More than just a shaggy dog story

Red Dog
Red Dog

WITH Uggi winning the hearts of audiences to The Artist and Martin Scorsese championing the cause of Blackie in Hugo, this seems to be the year of the dog in the movies. And now comes Koko who has the distinction of taking a title role – Red Dog (Cert 12A).

It is the story of a real-life dog in Western Australia whose exploits became the subject of myth and legend before being further embellished in a novella by Louis de Bernieres of Captain Mandolin fame who became intrigued by the canine statue in the town of Dampier.

Reputed to have hitch-hiked thousands of miles in search of his missing master, there are obvious echoes in that of previous shaggy dog tales such as Greyfriars Bobby and the Littlest Hobo.

But Kriv Stenders’ film has more in common with such films as Muriel’s Wedding, Strictly Ballroom and Priscilla Queen of the Desert which offer a warm-hearted, larger-than-life presentation of ordinary folks and champion a special Aussie spirit.

A truck driver (Luke Ford) arrives at a pub in a remote mining community to find locals gathered round a sick dog, which prompts the story to be recounted in flashback.

Red Dog (so called because his coat is covered by the indigenous red ore) hitched a ride one day with the newly-arrived publican and his wife (Noah Taylor and Tiffany Lyndall-Knight) and stayed to become a unifying force in the community, in the process proving a saviour of lives, a matchmaker and scourge of mean-spirited cat-lovers. His special friend is American bus driver Josh Lucas, a fellow drifter to whom he gives a sense of belonging.

Beneath the broad-brushed characterisation of almost child-like eccentricity is an underlying loneliness and desperation among the disparate bunch which mitigates against the obvious sentimentality in depicting the community and the romantic view of the rust-coloured landscape captured by cinematographer Geoffrey Hall.

An imperious cast of British acting talent headed by Maggie Smith, Judi Dench, Bill Nighy and Tom Wilkinson check in to The Best Exotic Marigold Hotel (Cert 12A).

Add to that an exotic Indian location and there is much to recommend in the gentle comedy from Shakespeare in Love director John Madden though it is likely to appeal mostly to their contemporaries, “the grey pound” which hotelier Dev Patel admits he is chasing.

Adapted by Ol Parker from Deborah Moggach’s novel, These Foolish Things, it is the story of a group of assorted British sixtysomethings who for various reasons opt to leave troubles back home behind and retire to India after spotting an advertisement for a “luxury development for residents in their golden years” in Jaipur.

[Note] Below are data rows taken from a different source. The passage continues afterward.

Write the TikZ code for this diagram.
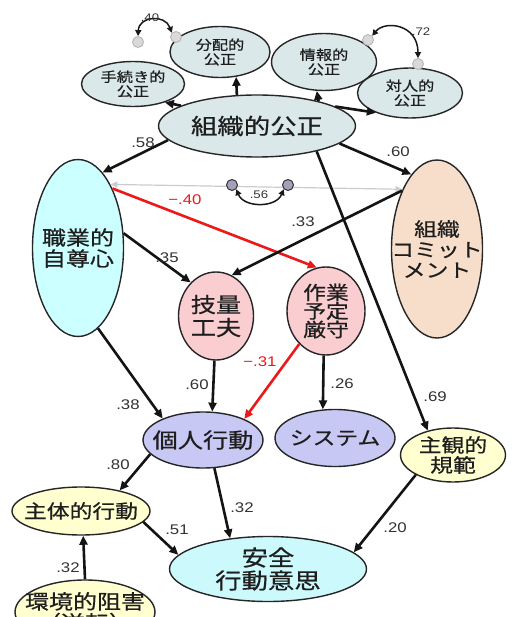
\documentclass[tikz,border=0pt]{standalone}
\usepackage{fontspec}
\newfontfamily\jp[FakeStretch=1.2,FakeBold=0.6]{Noto Sans CJK JP}
\newfontfamily\lab[FakeStretch=1.2]{Liberation Sans}
\usetikzlibrary{shapes.geometric,arrows.meta}
\definecolor{topfill}{RGB}{218,232,234}
\definecolor{cyanfill}{RGB}{204,255,255}
\definecolor{peachfill}{RGB}{246,222,202}
\definecolor{pinkfill}{RGB}{250,205,208}
\definecolor{lavfill}{RGB}{200,200,245}
\definecolor{yelfill}{RGB}{255,255,208}
\definecolor{safefill}{RGB}{204,250,252}
\definecolor{redline}{RGB}{235,25,25}
\definecolor{txt}{RGB}{30,30,30}
\tikzset{
  ell/.style={ellipse, draw=black!85, line width=1.4pt, inner sep=0pt},
  tx/.style 2 args={align=center, text=txt, inner sep=0pt, font=\jp\fontsize{#1}{#2}\selectfont},
  arr/.style={-{Triangle[length=9pt,width=8pt]}, line width=2.6pt, black!92},
  redarr/.style={-{Triangle[length=9pt,width=8pt]}, line width=2.6pt, redline},
  lbl/.style={font=\lab\fontsize{14}{14}\selectfont, text=black!80, inner sep=0pt},
  slbl/.style={font=\lab\fontsize{11}{11}\selectfont, text=black!80, inner sep=0pt},
  errc/.style={circle, minimum size=11pt, inner sep=0pt, draw=gray!60, fill=gray!30, line width=0.8pt},
  errd/.style={circle, minimum size=11pt, inner sep=0pt, draw=black!80, fill={rgb,255:red,165;green,160;blue,185}, line width=1pt},
  cov/.style={{Triangle[length=6pt,width=6pt]}-{Triangle[length=6pt,width=6pt]}, line width=1.5pt, black!90},
}
\begin{document}
\begin{tikzpicture}[x=1pt,y=-1pt]
\useasboundingbox (0,0) rectangle (529,617);
\fill[white] (0,0) rectangle (529,617);
\clip (0,0) rectangle (529,617);

% top ellipses
\node[ell, fill=topfill, minimum width=103pt, minimum height=45pt, label={[tx={13.5}{14.5}]center:{手続き的\\公正}}] (tet) at (133,84) {};
\node[ell, fill=topfill, minimum width=100pt, minimum height=51pt, label={[tx={13.5}{14.5}]center:{分配的\\公正}}] (bun) at (220,52) {};
\node[ell, fill=topfill, minimum width=105pt, minimum height=57pt, label={[tx={13.5}{14.5}]center:{情報的\\公正}}] (jou) at (324,62) {};
\node[ell, fill=topfill, minimum width=105pt, minimum height=50pt, label={[tx={13.5}{14.5}]center:{対人的\\公正}}] (tai) at (410,93) {};
\node[ell, fill=topfill, minimum width=197pt, minimum height=62pt, label={[tx={22}{22}]center:{組織的公正}}] (sos) at (257,126) {};

% error circles top
\node[errc] (e1) at (138,42) {};
\node[errc] (e2) at (176,37) {};
\node[errc] (e3) at (368,40) {};
\node[errc] (e4) at (418,64) {};
\draw[cov] (e1.north) .. controls (139,16) and (165,14) .. (e2.north west);
\draw[cov] (e3.north east) .. controls (385,20) and (418,24) .. (e4.north);
\node[slbl] (l40) at (150,18) {.40};
\node[slbl] (l72) at (421,32) {.72};

% middle nodes
\node[ell, fill=cyanfill, minimum width=91pt, minimum height=177pt, label={[tx={20}{21}]center:{職業的\\自尊心}}] (sho) at (78,248) {};
\node[ell, fill=peachfill, minimum width=91pt, minimum height=178pt, label={[tx={19}{20.5}]center:{組織\\コミット\\メント}}] (com) at (437,249) {};
\node[ell, fill=pinkfill, minimum width=75pt, minimum height=88pt, label={[tx={21}{23}]center:{技量\\工夫}}] (gij) at (216,316) {};
\node[ell, fill=pinkfill, minimum width=78pt, minimum height=88pt, label={[tx={19}{18.5}]center:{作業\\予定\\厳守}}] (sag) at (326,311) {};

% lower nodes
\node[ell, fill=lavfill, minimum width=120pt, minimum height=56pt, label={[tx={21}{21}]center:{個人行動}}] (koj) at (203,440) {};
\node[ell, fill=lavfill, minimum width=120pt, minimum height=57pt, label={[tx={19}{19}]center:{システム}}] (sys) at (335,438) {};
\node[ell, fill=yelfill, minimum width=105pt, minimum height=54pt, label={[tx={19}{20}]center:{主観的\\規範}}] (shu) at (453,455) {};
\node[ell, fill=yelfill, minimum width=138pt, minimum height=48pt, label={[tx={19}{19}]center:{主体的行動}}] (sut) at (81,511) {};
\node[ell, fill=safefill, minimum width=197pt, minimum height=65pt, label={[tx={22}{23}]center:{安全\\行動意思}}] (anz) at (268,569) {};
\node[ell, fill=yelfill, minimum width=140pt, minimum height=64pt, label={[tx={20}{21}]center:{環境的阻害\\（逆転）}}] (kan) at (85,612) {};

% grey covariance line and error circles
\draw[{Triangle[length=7pt,width=6pt]}-{Triangle[length=7pt,width=6pt]}, gray!40, line width=1.2pt] (sho.63) -- (com.120);
\node[errd] (e5) at (232,185) {};
\node[errd] (e6) at (288,185) {};
\draw[cov] (e5.south east) .. controls (244,208) and (276,208) .. (e6.south west);
\node[slbl] (l56) at (259,195) {.56};

% top arrows
\draw[arr] (sos.165) -- (tet.-30);
\draw[arr] (sos.123) -- (bun.-57);
\draw[arr] (sos.22) -- (jou.-104);
\draw[arr] (sos.14) -- (tai.210);

% paths
\draw[arr] (sos.189) -- (sho.72);
\draw[arr] (sos.-12) -- (com.109);
\draw[arr] (sos.-23) -- (shu.136);
\draw[redarr] (sho.60) -- (sag.102);
\draw[arr] (com.121) -- (gij.69);
\draw[arr] (sho.18) -- (gij.127);
\draw[arr] (gij.-92) -- (koj.72);
\draw[redarr] (sag.-129) -- (koj.27);
\draw[arr] (sag.-93) -- (sys.113);
\draw[arr] (sho.-76) -- (koj.152);
\draw[arr] (koj.195) -- (sut.28);
\draw[arr] (koj.-68) -- (anz.141);
\draw[arr] (sut.-10) -- (anz.171);
\draw[arr] (shu.208) -- (anz.11);
\draw[arr] (kan.north) -- (sut.-85);

% labels
\node[lbl] (a58) at (143,143) {.58};
\node[lbl] (a60) at (398,152) {.60};
\node[lbl, text=redline] (am40) at (185,200) {−.40};
\node[lbl] (a33) at (303,222) {.33};
\node[lbl] (a35) at (167,258) {.35};
\node[lbl, text=redline] (am31) at (260,362) {−.31};
\node[lbl] (a60b) at (197,385) {.60};
\node[lbl] (a26) at (342,384) {.26};
\node[lbl] (a69) at (435,397) {.69};
\node[lbl] (a38) at (128,405) {.38};
\node[lbl] (a80) at (118,465) {.80};
\node[lbl] (a32) at (242,508) {.32};
\node[lbl] (a51) at (177,530) {.51};
\node[lbl] (a20) at (395,528) {.20};
\node[lbl] (a32b) at (68,568) {.32};
\end{tikzpicture}
\end{document}
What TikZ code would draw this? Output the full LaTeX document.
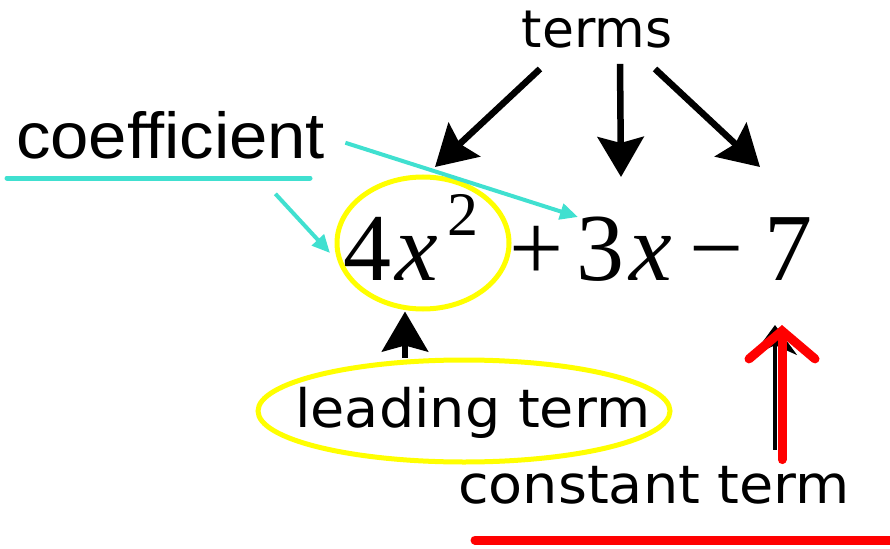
\documentclass[tikz,border=0pt]{standalone}
\usepackage{fontspec}
\usepackage{xcolor}
\usetikzlibrary{arrows.meta,positioning,shapes.geometric}
\newfontfamily\labelfont{DejaVu Sans}
\newfontfamily\widelabelfont[FakeStretch=1.05]{DejaVu Sans}
\newfontfamily\coeffont[FakeStretch=1.06]{Liberation Sans}
\newfontfamily\polyfont{Liberation Serif}
\definecolor{ringyellow}{RGB}{255,255,0}
\definecolor{linecyan}{RGB}{64,224,208}
\definecolor{markred}{RGB}{255,0,0}

\begin{document}
\begin{tikzpicture}[x=1pt,y=-1pt,
    lbl/.style={font=\widelabelfont\fontsize{53}{53}\selectfont,inner sep=0pt},
    termarrow/.style={-{Stealth[length=40pt,width=46pt,inset=6pt]},line width=6.5pt},
    pointer/.style={-{Triangle[length=18pt,width=16pt]},line width=4pt,linecyan},
    ring/.style={draw=ringyellow,line width=5pt,ellipse,inner sep=0pt}]
  \useasboundingbox (0,0) rectangle (890,548);
  % labels
  \node[lbl,anchor=base,font=\labelfont\fontsize{52}{52}\selectfont] (terms) at (597,48) {terms};
  \node[anchor=base west,inner sep=0pt,
        font=\coeffont\fontsize{65}{65}\selectfont] (coef) at (16,158) {coefficient};
  \node[anchor=base west,inner sep=0pt,
        font=\polyfont\fontsize{96}{96}\selectfont] (poly) at (343,280)
    {4\hspace{4pt}\textit{x}\hspace{10pt}\raisebox{45pt}{\fontsize{62}{62}\selectfont 2}\hspace{31pt}+\hspace{13pt}3\hspace{5pt}\textit{x}\hspace{17pt}−\hspace{21pt}7};
  \node[ring,minimum width=172pt,minimum height=132pt] (lead) at (423,243) {};
  \node[lbl,anchor=base west] (leading) at (295,427) {leading term};
  \node[ring,minimum width=412pt,minimum height=102pt] (leadring) at (464,411) {};
  \node[lbl,anchor=base west] (const) at (458,503) {constant term};
  \coordinate (hitfour) at (435,167);
  \coordinate (hitthree) at (621,177);
  \coordinate (hitseven) at (760,167);
  \coordinate (hitlead) at (330,253);
  \coordinate (hitcoef) at (578,217);
  \coordinate (sevenb) at (775,325);
  \coordinate (sevenr) at (782,325);
  % terms arrows
  \draw[termarrow] (terms.south) ++(-57,20) -- (hitfour);
  \draw[termarrow] (terms.south) ++(23,15) -- (hitthree);
  \draw[termarrow] (terms.south) ++(58,20) -- (hitseven);
  % coefficient
  \draw[linecyan,line width=5pt,line cap=round] (7,178) -- (310,178);
  \draw[pointer] (coef.south east) ++(-50,35) -- (hitlead);
  \draw[pointer] (coef.east) ++(20,8) -- (hitcoef);
  % leading term
  \draw[termarrow] ([xshift=-59pt]leadring.north) -- ([xshift=-18pt]lead.south);
  % constant term
  \draw[-{Stealth[length=30pt,width=44pt]},line width=3.5pt]
    ([yshift=16pt]const.north -| sevenb) -- (sevenb);
  \draw[markred,line width=9pt,line cap=round,
        -{Straight Barb[length=28pt,width=66pt,line cap=round]}]
    ([yshift=6pt]const.north -| sevenr) -- (sevenr);
  \draw[markred,line width=9pt,line cap=round] (475,540) -- (900,540);
\end{tikzpicture}
\end{document}
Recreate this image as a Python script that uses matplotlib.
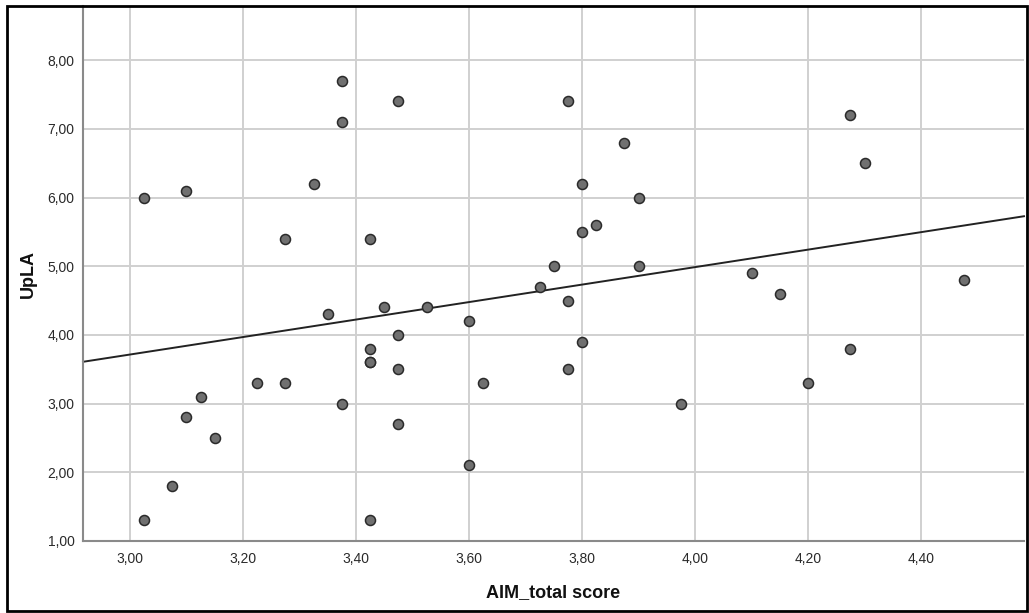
import matplotlib
matplotlib.use("Agg")
import matplotlib.pyplot as plt
from matplotlib.patches import Rectangle
import numpy as np

# Data
aim_total = [3.025, 3.025, 3.075, 3.100, 3.100, 3.125, 3.150, 3.225, 3.275, 3.275,
             3.325, 3.350, 3.375, 3.375, 3.375, 3.425, 3.425, 3.425, 3.425, 3.425,
             3.450, 3.475, 3.475, 3.475, 3.475, 3.525, 3.600, 3.600, 3.625, 3.725,
             3.750, 3.775, 3.775, 3.775, 3.800, 3.800, 3.800, 3.825, 3.875, 3.900,
             3.900, 3.975, 4.100, 4.150, 4.200, 4.275, 4.275, 4.300, 4.475]
upla = [6.0, 1.3, 1.8, 6.1, 2.8, 3.1, 2.5, 3.3, 5.4, 3.3,
        6.2, 4.3, 7.7, 7.1, 3.0, 5.4, 3.8, 3.6, 3.6, 1.3,
        4.4, 7.4, 4.0, 3.5, 2.7, 4.4, 4.2, 2.1, 3.3, 4.7,
        5.0, 7.4, 4.5, 3.5, 6.2, 5.5, 3.9, 5.6, 6.8, 6.0,
        5.0, 3.0, 4.9, 4.6, 3.3, 7.2, 3.8, 6.5, 4.8]

# Fit line: UpLA = intercept + slope * AIM_total
fit_intercept = -0.104
fit_slope = 1.273

x_ticks = [3.0, 3.2, 3.4, 3.6, 3.8, 4.0, 4.2, 4.4]
x_tick_labels = ["3,00", "3,20", "3,40", "3,60", "3,80", "4,00", "4,20", "4,40"]
y_ticks = [1, 2, 3, 4, 5, 6, 7, 8]
y_tick_labels = ["1,00", "2,00", "3,00", "4,00", "5,00", "6,00", "7,00", "8,00"]

plt.rcParams['font.family'] = ['Liberation Sans', 'DejaVu Sans']

fig = plt.figure(figsize=(10.29, 6.13), dpi=100)
ax = fig.add_axes([83 / 1029, 1 - 541 / 613, (1024 - 83) / 1029, (541 - 6) / 613])

xlim = (2.917, 4.582)
ylim = (1.0, 8.79)
ax.set_xlim(*xlim)
ax.set_ylim(*ylim)

ax.set_xticks(x_ticks)
ax.set_xticklabels(x_tick_labels)
ax.set_yticks(y_ticks)
ax.set_yticklabels(y_tick_labels)
ax.tick_params(axis='both', length=0, labelsize=10, colors='#2a2a2a')
ax.tick_params(axis='x', pad=8)
ax.tick_params(axis='y', pad=6)

ax.grid(True, color='#d0d0d0', linewidth=1.4, zorder=0)
ax.set_axisbelow(True)
for s in ['top', 'right']:
    ax.spines[s].set_visible(False)
for s in ['left', 'bottom']:
    ax.spines[s].set_color('#8a8a8a')
    ax.spines[s].set_linewidth(1.5)

xs = np.array(xlim)
ax.plot(xs, fit_intercept + fit_slope * xs, color='#222222', linewidth=1.4, zorder=2,
        clip_on=False)

ax.scatter(aim_total, upla, s=52, facecolor='#707070', edgecolor='#2a2a2a',
           linewidth=1.1, zorder=3)

ax.set_xlabel("AIM_total score", fontsize=13, fontweight='bold', labelpad=13,
              color='#111111')
ax.set_ylabel("UpLA", fontsize=13, fontweight='bold', labelpad=8, color='#111111')

fig.patches.append(Rectangle((7 / 1029, 1 - 611 / 613), (1027 - 7) / 1029, (611 - 6) / 613,
                             transform=fig.transFigure, fill=False, edgecolor='black',
                             linewidth=2, zorder=10))

fig.savefig("out.png", dpi=100)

What they don’t anticipate – though we do, of course – is that it will turn out to be nothing of the sort. In different ways the group respond to the challenge reflecting their personalities – the easy-going Nighy in contrast to his snobbish wife (Penelope Wilton), Wilkinson’s Indophile ex-judge to Smith’s embittered cockney racist, and so on. For some, the experience turns out to give them a new lease of life, while for at least one it remains a big mistake.

The plot may be sentimental escapism but the distinguished cast of veteran thesps are on top form and it has some poignant and acute observations on getting old.